■ **Task instructions**: Skip every image and restate the data word for word.

■ **Data section**:
━━━━━━━━

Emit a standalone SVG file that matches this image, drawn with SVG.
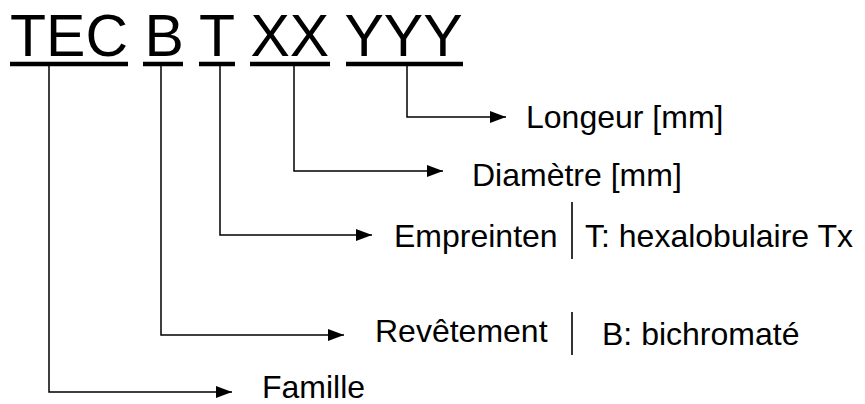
<svg xmlns="http://www.w3.org/2000/svg" width="865" height="404" viewBox="0 0 865 404">
<style>
.code{font-family:"Liberation Sans",Arial,sans-serif;font-size:59px;fill:#000}
.lbl{font-family:"Liberation Sans",Arial,sans-serif;font-size:32px;fill:#000}
.ul{stroke:#000;stroke-width:4.5;fill:none}
.con{stroke:#000;stroke-width:1.5;fill:none}
.sep{stroke:#000;stroke-width:1.6;fill:none}
</style>
<defs>
<marker id="arr" markerUnits="userSpaceOnUse" markerWidth="16" markerHeight="12" refX="16" refY="6" orient="auto">
<path d="M0,0 L16,6 L0,12 Z" fill="#000"/>
</marker>
</defs>
<rect width="865" height="404" fill="#fff"/>
<g id="code">
<text class="code" x="10" y="56">TEC B T XX YYY</text>
<line class="ul" x1="10" y1="64" x2="128" y2="64"/>
<line class="ul" x1="143" y1="64" x2="183" y2="64"/>
<line class="ul" x1="199" y1="64" x2="235" y2="64"/>
<line class="ul" x1="250" y1="64" x2="330" y2="64"/>
<line class="ul" x1="346" y1="64" x2="463" y2="64"/>
</g>
<g id="connectors">
<path class="con" d="M407,66 V117 H506" marker-end="url(#arr)"/>
<path class="con" d="M294,66 V171 H443" marker-end="url(#arr)"/>
<path class="con" d="M220,66 V235 H372" marker-end="url(#arr)"/>
<path class="con" d="M161,66 V335 H344" marker-end="url(#arr)"/>
<path class="con" d="M49,66 V392 H232" marker-end="url(#arr)"/>
</g>
<g id="longeur"><text class="lbl" x="526" y="128">Longeur [mm]</text></g>
<g id="diametre"><text class="lbl" x="472" y="186">Diamètre [mm]</text></g>
<g id="empreinten">
<text class="lbl" x="394" y="247">Empreinten</text>
<line class="sep" x1="572" y1="202" x2="572" y2="259"/>
<text class="lbl" x="585" y="247">T: hexalobulaire Tx</text>
</g>
<g id="revetement">
<text class="lbl" x="375" y="342">Revêtement</text>
<line class="sep" x1="572" y1="312" x2="572" y2="355"/>
<text class="lbl" x="602" y="345">B: bichromaté</text>
</g>
<g id="famille"><text class="lbl" x="262" y="398">Famille</text></g>
</svg>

━━━━━━━━

■ **Written solution**:
Emit a standalone SVG file that matches this image, drawn with SVG.
<svg xmlns="http://www.w3.org/2000/svg" width="865" height="404" viewBox="0 0 865 404">
<style>
.code{font-family:"Liberation Sans",Arial,sans-serif;font-size:59px;fill:#000}
.lbl{font-family:"Liberation Sans",Arial,sans-serif;font-size:32px;fill:#000}
.ul{stroke:#000;stroke-width:4.5;fill:none}
.con{stroke:#000;stroke-width:1.5;fill:none}
.sep{stroke:#000;stroke-width:1.6;fill:none}
</style>
<defs>
<marker id="arr" markerUnits="userSpaceOnUse" markerWidth="16" markerHeight="12" refX="16" refY="6" orient="auto">
<path d="M0,0 L16,6 L0,12 Z" fill="#000"/>
</marker>
</defs>
<rect width="865" height="404" fill="#fff"/>
<g id="code">
<text class="code" x="10" y="56">TEC B T XX YYY</text>
<line class="ul" x1="10" y1="64" x2="128" y2="64"/>
<line class="ul" x1="143" y1="64" x2="183" y2="64"/>
<line class="ul" x1="199" y1="64" x2="235" y2="64"/>
<line class="ul" x1="250" y1="64" x2="330" y2="64"/>
<line class="ul" x1="346" y1="64" x2="463" y2="64"/>
</g>
<g id="connectors">
<path class="con" d="M407,66 V117 H506" marker-end="url(#arr)"/>
<path class="con" d="M294,66 V171 H443" marker-end="url(#arr)"/>
<path class="con" d="M220,66 V235 H372" marker-end="url(#arr)"/>
<path class="con" d="M161,66 V335 H344" marker-end="url(#arr)"/>
<path class="con" d="M49,66 V392 H232" marker-end="url(#arr)"/>
</g>
<g id="longeur"><text class="lbl" x="526" y="128">Longeur [mm]</text></g>
<g id="diametre"><text class="lbl" x="472" y="186">Diamètre [mm]</text></g>
<g id="empreinten">
<text class="lbl" x="394" y="247">Empreinten</text>
<line class="sep" x1="572" y1="202" x2="572" y2="259"/>
<text class="lbl" x="585" y="247">T: hexalobulaire Tx</text>
</g>
<g id="revetement">
<text class="lbl" x="375" y="342">Revêtement</text>
<line class="sep" x1="572" y1="312" x2="572" y2="355"/>
<text class="lbl" x="602" y="345">B: bichromaté</text>
</g>
<g id="famille"><text class="lbl" x="262" y="398">Famille</text></g>
</svg>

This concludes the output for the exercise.